Longest US trail seeks link to Appalachian Trail

Monday, June 25, 2012

photo This July 27, 2003, file photo, shows a suspension bridge over the Manistee River southeast of Mesick, Mich., where the North Country Scenic Trail follows the river for miles. The North Country National Scenic Trail runs 4,600 miles from North Dakota to New York's eastern border. From there, it's about 40 miles across Vermont fields and mountains to the Appalachian Trail. Closing the 40-mile gap is a priority for the Michigan-based North Country Trail Association, the group responsible for the trail. (AP Photo/John L. Russell, File)

WEYBRIDGE, Vt. (AP) - The longest hiking trail in the United States stops 40 miles short of its most famous cousin, but a group is trying to bridge that gap.

The North Country National Scenic Trail runs 4,600 miles from North Dakota to New York's eastern border. From there, it's about 40 miles across Vermont fields and mountains to the Appalachian Trail, the famous 2,170-mile hiking trail that runs from Georgia to Maine.

Bringing them together now are a push from the organization that runs the North Country Trail; a changed attitude from officials in Vermont, where the connection was blocked decades ago; and a growing movement to connect the nation's longest hiking trails.

"This 40-mile gap is a gap in the system," said Bruce Matthews, executive director of the Michigan-based North Country Trail Association, which is working with the National Park Service, Vermont's Green Mountain Club and others to build the new connecting trail. "There's no logical reason for it."
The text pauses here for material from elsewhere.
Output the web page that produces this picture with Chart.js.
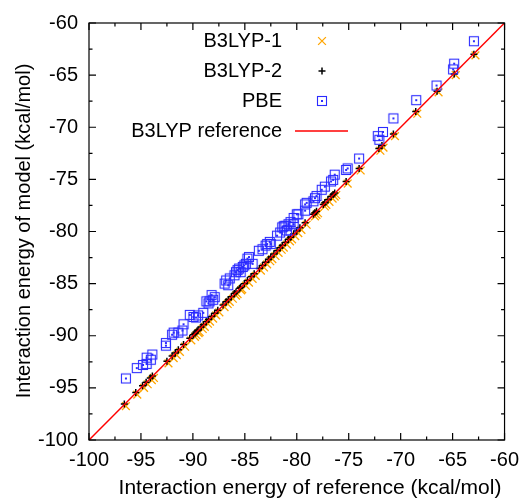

Despite being the longest hiking trail in the country, the North Country Trail isn't as well-known as others, partly because it's still a work in progress and partly because it has no defining feature, like the mountain range the Appalachian Trail is named for.

"With the North Country, it's more of an immersion in the people and how they have eked a living out of the hardships of the North Country than it is climbing from mountaintop to mountaintop," Matthews said.

The North Country Trail was one of 11 National Scenic Trails planned for decades and finally approved by Congress in 1980. On the map the trail is about 4,600 miles, but only about half is traditional hiking trail through rural areas. Much of it runs along roads. In many sections there aren't camping areas where hikers can use a lean-to or easily pitch a tent.

Thousands have hiked the entire Appalachian Trial. Just 11 people have completed the North Country Trail.

Still, for those who know it, the trail and its paths that meander through farmland, the hills of New York's Finger Lakes region and canal towpaths is one to be admired.

"All the criticism that this trail gets really are some of its strengths. It doesn't follow a particular geographic feature. It's not associated with one state. It's not associated with one ecosystem," said Joan Young, 64, of Scottville, Mich., who completed the trail in 2010. "Its strongest feature is the diversity of the experiences."

The North Country Trail is unlike many of the more traditional trails, said Matthews.

"In New England and the Appalachian region there's a hiking culture there, there's an expectation that people hike it and do know about it," Matthews said.

"The further into the Midwest you get, there's more of a love affair with the internal combustion engine."

The route to extend the trail through Vermont hasn't been chosen, but it's expected to be about a 40-mile path that will hook up with the state's Long Trail, which is the same path as the Appalachian Trail at that point.

It could be years before the shield-shaped markers used by the North Country Trail start sprouting in the fields of Vermont's agricultural heartland.

In the mid-1970s when the North Country Trail was being planned, Vermont officials objected to it coming into the state over concerns additional hiker traffic could overwhelm the state's 273-mile Long Trail, which runs from Massachusetts to Canada. So the North Country Trail ended on the shore of Lake Champlain at the base of the bridge between Crown Point and West Addison.

The National Park Service is doing a feasibility study, which must be completed before the plan can be presented to Congress. Matthews said he was hopeful the Park Service approval can be finished this summer.

"It's one of those labors of love," Matthews said. "It's a simple foot path, yet it connects all the peoples of the north country and their combined experiences. You set foot on the trail in New York, you're connected with somebody in Minnesota."